Analyze log volume with Log Analytics

This document describes how you can use Log Analytics to estimate the billable volume of your log entries. You can write queries that report and aggregate your billable volume by different dimensions, like resource type or application name, and then chart and view the query results.

How to query for billable volume

The billable volume of a log entry, which is the size that is reported to Cloud Billing, is available through the storage_bytes field. In your queries, you can use the storage_bytes field in the same way that you use any schema field whose data type is INTEGER. For example, you can include it in SELECT clauses, in CASE statements, and in common table expressions. For more information about querying your logs, see the following documents:

Because Cloud Billing uses the billable volume when determining your costs, you can write queries that help you understand the sources of your costs. For example, you can write queries that help you determine which applications are writing the most log entries. To learn how to relate billable volume to cost, see Cloud Logging pricing summary and Cloud Logging pricing.

The billable volume of a log entry isn't the size of the LogEntry object that was sent to the Cloud Logging API. The billable volume includes bytes that are required for serialization and metadata.

Before you begin

  1. To get the permissions that you need to use Log Analytics to run queries and view logs, ask your administrator to grant you the following IAM roles on your project:

    • To query the _Required and _Default log buckets: Logs Viewer (roles/logging.viewer)
    • To query custom log buckets: Logs View Accessor (roles/logging.viewAccessor)

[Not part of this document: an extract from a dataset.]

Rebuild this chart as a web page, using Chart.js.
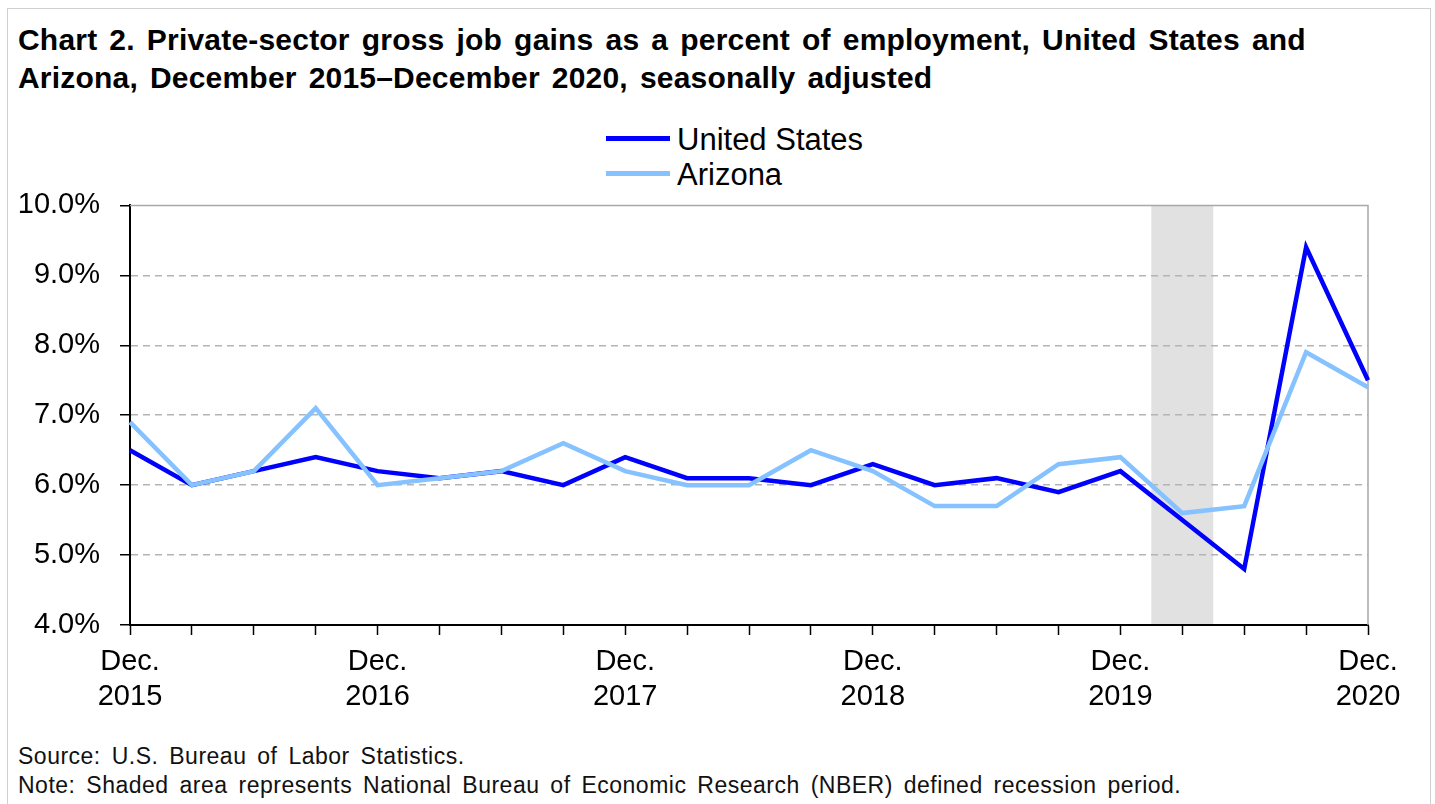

    For more information about granting roles, see Manage access.

    You might also be able to get the required permissions through custom roles or other predefined roles.

  2. For the log views that you want to query, go to the Logs Storage page and verify that the log buckets that store those log views are upgraded to use Log Analytics. If necessary, upgrade the log bucket.

    In the Google Cloud console, go to the Logs Storage page:

    Go to Logs Storage

    If you use the search bar to find this page, then select the result whose subheading is Logging.

  3. Optional: If you want to query your log data by using a BigQuery dataset, then create a linked BigQuery dataset.

Sample queries

This section provides example queries that analyze data from a single log view. If you store data in multiple log views and if you want to compute aggregate values for data stored in those views, then you need to use the UNION statement.

You can query your log entry by using the Log Analytics page or anywhere you can query BigQuery datasets, which includes the BigQuery Studio and Looker Studio pages, and the bq command-line tool.

To use the sample queries, do the following:

Query for log volume by app

To compute the total bytes per day, per app, for your log entries that were written against a Google Kubernetes Engine resource and that have a JSON payload, use the following query:

SELECT
  timestamp_trunc(timestamp,DAY) as day,
  JSON_VALUE(labels["k8s-pod/app"]) as app_id,
  SUM(storage_bytes) as total_bytes
FROM
  `TABLE`
WHERE
  json_payload IS NOT NULL
  AND resource.type="k8s_container"
GROUP BY ALL

To visualize the data, you can create a chart. In the following example, the data is displayed as a stacked bar chart. Each bar on the chart displays the total number of bytes stored, organized by app. In this example, the frontend app is generating the most log data:

Example chart showing results of querying for log volume by app.

Query for log volume by log name

To list the number of stored bytes and the log name for each log entry that has a JSON payload and that was written against a Google Kubernetes Engine resource, use the following query;

SELECT
  log_id AS log_name,
  storage_bytes
FROM
  `TABLE`
WHERE
  json_payload IS NOT NULL
  AND resource.type="k8s_container"

The previous query doesn't aggregate the results, instead there is one row for each log entry, and that row contains a log name and the number of stored bytes. If you chart this data, then you can visualize the portion of your log data as written to different logs:

Example chart showing results of querying for log volume by log name.

The previous chart shows that most log data is written to the log named stdout.

Use the bq command-line tool to query for log volume by log name

You can include the storage_bytes field in queries that you run through the BigQuery Studio page or by using the bq command-line tool.

The following query reports the log name and the number of stored bytes for each log entry:

bq query --use_legacy_sql=false  'SELECT log_id as log_name,
  storage_bytes FROM `TABLE`'

The result of this query is similar to the following:

+----------+---------------+
| log_name | storage_bytes |
+----------+---------------+
| stdout   |           716 |
| stdout   |           699 |
| stdout   |           917 |
| stdout   |           704 |

Each row corresponds to one log entry. The value of the storage_bytes column is the billable volume for that log entry.

Limitations

The storage_bytes field is available only when the following are true:

  • The log bucket is upgraded to use Log Analytics.
  • Your query is executed on the Log Analytics page or anywhere you can query BigQuery datasets, which includes the BigQuery Studio and Looker Studio pages, and the bq command-line tool.

  • The log entry was written on or after January 1, 2024.